◆ Instructions to follow
From the records below, transcribe only the lines running from the one with "Convert this diagram to TikZ code." through the one with "(rtick) at (1062,155);". Keep both of those end lines.

◆ Given data
──────
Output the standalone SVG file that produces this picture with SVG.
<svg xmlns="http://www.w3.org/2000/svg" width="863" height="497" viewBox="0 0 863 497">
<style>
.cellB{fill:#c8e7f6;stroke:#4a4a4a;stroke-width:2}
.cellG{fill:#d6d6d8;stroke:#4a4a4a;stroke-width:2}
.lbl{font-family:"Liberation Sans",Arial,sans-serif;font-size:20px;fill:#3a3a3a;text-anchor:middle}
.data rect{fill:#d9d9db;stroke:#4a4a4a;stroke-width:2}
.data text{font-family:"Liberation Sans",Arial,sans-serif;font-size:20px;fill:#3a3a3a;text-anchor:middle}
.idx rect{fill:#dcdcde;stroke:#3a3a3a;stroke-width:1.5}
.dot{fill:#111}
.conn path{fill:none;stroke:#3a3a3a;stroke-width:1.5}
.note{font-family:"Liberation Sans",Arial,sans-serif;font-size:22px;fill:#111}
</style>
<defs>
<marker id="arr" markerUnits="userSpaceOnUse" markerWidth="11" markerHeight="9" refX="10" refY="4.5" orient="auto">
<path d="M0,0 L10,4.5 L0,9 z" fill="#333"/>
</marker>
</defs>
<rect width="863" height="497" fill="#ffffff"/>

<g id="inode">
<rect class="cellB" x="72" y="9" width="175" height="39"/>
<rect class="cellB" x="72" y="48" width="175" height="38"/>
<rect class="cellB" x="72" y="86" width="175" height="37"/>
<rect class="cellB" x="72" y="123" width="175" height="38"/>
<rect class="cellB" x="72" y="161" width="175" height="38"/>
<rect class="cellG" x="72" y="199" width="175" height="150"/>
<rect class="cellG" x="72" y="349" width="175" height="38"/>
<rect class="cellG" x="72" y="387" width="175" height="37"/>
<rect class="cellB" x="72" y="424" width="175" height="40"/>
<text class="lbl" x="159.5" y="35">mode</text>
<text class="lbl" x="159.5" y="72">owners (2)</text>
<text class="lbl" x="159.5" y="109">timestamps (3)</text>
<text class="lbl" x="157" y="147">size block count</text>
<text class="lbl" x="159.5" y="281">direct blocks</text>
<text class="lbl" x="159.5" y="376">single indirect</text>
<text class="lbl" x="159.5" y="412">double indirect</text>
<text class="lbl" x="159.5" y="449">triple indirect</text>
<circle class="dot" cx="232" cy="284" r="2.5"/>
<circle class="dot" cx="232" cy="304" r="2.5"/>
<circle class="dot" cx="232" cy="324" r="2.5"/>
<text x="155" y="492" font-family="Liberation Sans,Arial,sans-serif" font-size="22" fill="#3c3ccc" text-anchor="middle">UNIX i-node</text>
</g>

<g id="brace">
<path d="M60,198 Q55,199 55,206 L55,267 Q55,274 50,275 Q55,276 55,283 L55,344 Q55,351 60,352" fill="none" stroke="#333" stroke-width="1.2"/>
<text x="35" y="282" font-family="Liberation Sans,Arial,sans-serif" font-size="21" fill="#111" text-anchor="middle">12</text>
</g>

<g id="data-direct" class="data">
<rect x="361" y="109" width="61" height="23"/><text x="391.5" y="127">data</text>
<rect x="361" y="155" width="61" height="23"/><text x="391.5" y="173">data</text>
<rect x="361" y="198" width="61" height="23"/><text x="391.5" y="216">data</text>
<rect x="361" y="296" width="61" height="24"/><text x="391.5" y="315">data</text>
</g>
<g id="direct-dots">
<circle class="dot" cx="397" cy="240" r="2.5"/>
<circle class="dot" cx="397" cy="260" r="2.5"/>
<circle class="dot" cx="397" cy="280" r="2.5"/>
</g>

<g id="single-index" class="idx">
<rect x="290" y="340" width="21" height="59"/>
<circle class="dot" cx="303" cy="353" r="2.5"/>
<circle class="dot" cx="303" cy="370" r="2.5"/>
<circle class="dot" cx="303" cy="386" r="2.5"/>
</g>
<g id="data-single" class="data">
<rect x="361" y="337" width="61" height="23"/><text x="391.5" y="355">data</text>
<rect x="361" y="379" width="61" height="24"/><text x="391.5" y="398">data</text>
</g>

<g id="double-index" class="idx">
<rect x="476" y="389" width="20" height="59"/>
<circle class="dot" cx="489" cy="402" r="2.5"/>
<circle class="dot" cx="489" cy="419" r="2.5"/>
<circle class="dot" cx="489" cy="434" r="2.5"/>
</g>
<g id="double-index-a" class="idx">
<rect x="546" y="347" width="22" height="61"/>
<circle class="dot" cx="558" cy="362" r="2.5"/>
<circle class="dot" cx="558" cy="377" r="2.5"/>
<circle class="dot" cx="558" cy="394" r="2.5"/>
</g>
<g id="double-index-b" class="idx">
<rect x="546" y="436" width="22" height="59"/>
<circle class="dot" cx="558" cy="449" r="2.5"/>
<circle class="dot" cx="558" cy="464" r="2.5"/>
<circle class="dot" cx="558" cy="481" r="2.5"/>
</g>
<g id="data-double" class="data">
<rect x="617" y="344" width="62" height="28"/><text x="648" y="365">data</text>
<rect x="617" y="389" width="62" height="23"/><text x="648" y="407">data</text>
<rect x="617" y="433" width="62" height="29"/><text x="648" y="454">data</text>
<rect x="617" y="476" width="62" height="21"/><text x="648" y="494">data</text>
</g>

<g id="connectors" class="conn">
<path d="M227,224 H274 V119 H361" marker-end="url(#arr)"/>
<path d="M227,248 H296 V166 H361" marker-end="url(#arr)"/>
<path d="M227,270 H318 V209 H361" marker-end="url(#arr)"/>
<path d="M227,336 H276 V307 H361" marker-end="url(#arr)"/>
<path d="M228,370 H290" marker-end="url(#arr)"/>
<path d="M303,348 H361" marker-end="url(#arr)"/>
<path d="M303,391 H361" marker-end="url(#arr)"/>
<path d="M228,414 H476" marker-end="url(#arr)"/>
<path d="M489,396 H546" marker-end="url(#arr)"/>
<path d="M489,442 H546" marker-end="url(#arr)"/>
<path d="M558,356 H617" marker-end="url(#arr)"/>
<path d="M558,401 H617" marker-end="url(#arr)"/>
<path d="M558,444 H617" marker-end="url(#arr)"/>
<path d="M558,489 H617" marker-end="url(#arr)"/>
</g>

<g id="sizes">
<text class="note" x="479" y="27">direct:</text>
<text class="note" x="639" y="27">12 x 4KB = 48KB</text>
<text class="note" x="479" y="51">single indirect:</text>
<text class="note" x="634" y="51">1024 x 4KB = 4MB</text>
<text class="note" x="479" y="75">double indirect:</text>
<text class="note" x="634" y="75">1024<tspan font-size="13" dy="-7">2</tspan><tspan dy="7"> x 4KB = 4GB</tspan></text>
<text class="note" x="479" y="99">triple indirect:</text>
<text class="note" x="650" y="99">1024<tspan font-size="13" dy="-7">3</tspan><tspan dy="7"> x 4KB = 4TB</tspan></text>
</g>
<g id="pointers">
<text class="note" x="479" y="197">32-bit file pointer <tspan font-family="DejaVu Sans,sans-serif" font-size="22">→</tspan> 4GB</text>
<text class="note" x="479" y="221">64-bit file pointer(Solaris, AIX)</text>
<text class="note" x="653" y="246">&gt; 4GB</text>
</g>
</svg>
──────
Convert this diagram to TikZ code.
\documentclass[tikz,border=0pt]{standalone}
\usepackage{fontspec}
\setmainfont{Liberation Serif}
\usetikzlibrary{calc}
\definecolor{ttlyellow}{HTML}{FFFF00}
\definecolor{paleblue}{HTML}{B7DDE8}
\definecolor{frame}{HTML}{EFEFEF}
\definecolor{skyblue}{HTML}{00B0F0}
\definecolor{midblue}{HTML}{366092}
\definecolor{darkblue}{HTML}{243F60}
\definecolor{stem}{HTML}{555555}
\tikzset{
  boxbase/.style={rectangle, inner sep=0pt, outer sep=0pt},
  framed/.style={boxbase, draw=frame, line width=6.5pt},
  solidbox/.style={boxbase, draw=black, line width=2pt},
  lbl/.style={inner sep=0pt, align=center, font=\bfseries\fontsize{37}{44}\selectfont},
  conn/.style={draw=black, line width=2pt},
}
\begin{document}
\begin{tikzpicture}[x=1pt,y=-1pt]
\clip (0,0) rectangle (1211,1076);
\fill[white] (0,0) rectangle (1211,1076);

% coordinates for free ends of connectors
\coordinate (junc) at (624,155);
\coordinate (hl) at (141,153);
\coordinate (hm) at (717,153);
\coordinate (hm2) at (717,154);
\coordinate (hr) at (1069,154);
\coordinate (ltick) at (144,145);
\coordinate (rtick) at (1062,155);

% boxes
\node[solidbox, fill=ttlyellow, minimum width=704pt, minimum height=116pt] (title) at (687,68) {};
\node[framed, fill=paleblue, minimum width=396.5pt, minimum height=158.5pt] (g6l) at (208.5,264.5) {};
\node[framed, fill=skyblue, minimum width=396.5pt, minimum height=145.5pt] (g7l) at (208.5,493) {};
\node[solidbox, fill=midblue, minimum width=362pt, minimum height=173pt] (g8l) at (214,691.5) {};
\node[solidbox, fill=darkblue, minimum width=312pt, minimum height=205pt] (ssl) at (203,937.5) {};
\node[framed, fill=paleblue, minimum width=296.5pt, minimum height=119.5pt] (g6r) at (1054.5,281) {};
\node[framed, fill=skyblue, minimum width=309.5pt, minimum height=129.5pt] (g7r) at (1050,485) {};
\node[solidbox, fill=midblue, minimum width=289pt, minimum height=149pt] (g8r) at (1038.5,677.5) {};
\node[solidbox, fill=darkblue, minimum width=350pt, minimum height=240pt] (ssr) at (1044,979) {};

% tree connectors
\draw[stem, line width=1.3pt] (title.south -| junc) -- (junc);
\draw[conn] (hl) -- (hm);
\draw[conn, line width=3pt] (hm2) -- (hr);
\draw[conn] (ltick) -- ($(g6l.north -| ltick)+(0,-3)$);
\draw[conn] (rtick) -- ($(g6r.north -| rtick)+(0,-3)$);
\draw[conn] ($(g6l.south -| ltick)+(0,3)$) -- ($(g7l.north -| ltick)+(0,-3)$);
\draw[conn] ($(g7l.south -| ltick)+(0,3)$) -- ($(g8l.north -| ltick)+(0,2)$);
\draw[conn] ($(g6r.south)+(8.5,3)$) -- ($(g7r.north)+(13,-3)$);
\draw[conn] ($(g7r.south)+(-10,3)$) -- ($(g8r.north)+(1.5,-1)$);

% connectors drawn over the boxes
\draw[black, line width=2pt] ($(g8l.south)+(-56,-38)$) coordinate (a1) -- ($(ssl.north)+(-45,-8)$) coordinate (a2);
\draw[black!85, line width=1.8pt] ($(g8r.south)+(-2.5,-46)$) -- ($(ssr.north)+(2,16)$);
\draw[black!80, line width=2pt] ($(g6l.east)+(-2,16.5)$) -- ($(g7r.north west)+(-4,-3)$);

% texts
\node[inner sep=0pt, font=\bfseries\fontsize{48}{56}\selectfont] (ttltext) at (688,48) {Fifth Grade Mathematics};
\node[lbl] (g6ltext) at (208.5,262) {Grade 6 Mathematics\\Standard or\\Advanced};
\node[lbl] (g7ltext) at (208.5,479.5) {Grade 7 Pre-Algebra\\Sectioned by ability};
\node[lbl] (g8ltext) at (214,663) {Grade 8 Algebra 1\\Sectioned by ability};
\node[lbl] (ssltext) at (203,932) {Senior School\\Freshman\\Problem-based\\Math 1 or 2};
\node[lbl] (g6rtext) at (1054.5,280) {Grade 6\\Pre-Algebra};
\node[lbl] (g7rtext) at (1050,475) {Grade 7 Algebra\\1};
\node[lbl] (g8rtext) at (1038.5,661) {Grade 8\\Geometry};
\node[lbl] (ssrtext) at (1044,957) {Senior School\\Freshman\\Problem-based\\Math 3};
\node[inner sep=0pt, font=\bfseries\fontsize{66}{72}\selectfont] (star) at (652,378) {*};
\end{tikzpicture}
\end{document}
──────
◆ Result
Convert this diagram to TikZ code.
\documentclass[tikz,border=0pt]{standalone}
\usepackage{fontspec}
\setmainfont{Liberation Serif}
\usetikzlibrary{calc}
\definecolor{ttlyellow}{HTML}{FFFF00}
\definecolor{paleblue}{HTML}{B7DDE8}
\definecolor{frame}{HTML}{EFEFEF}
\definecolor{skyblue}{HTML}{00B0F0}
\definecolor{midblue}{HTML}{366092}
\definecolor{darkblue}{HTML}{243F60}
\definecolor{stem}{HTML}{555555}
\tikzset{
  boxbase/.style={rectangle, inner sep=0pt, outer sep=0pt},
  framed/.style={boxbase, draw=frame, line width=6.5pt},
  solidbox/.style={boxbase, draw=black, line width=2pt},
  lbl/.style={inner sep=0pt, align=center, font=\bfseries\fontsize{37}{44}\selectfont},
  conn/.style={draw=black, line width=2pt},
}
\begin{document}
\begin{tikzpicture}[x=1pt,y=-1pt]
\clip (0,0) rectangle (1211,1076);
\fill[white] (0,0) rectangle (1211,1076);

% coordinates for free ends of connectors
\coordinate (junc) at (624,155);
\coordinate (hl) at (141,153);
\coordinate (hm) at (717,153);
\coordinate (hm2) at (717,154);
\coordinate (hr) at (1069,154);
\coordinate (ltick) at (144,145);
\coordinate (rtick) at (1062,155);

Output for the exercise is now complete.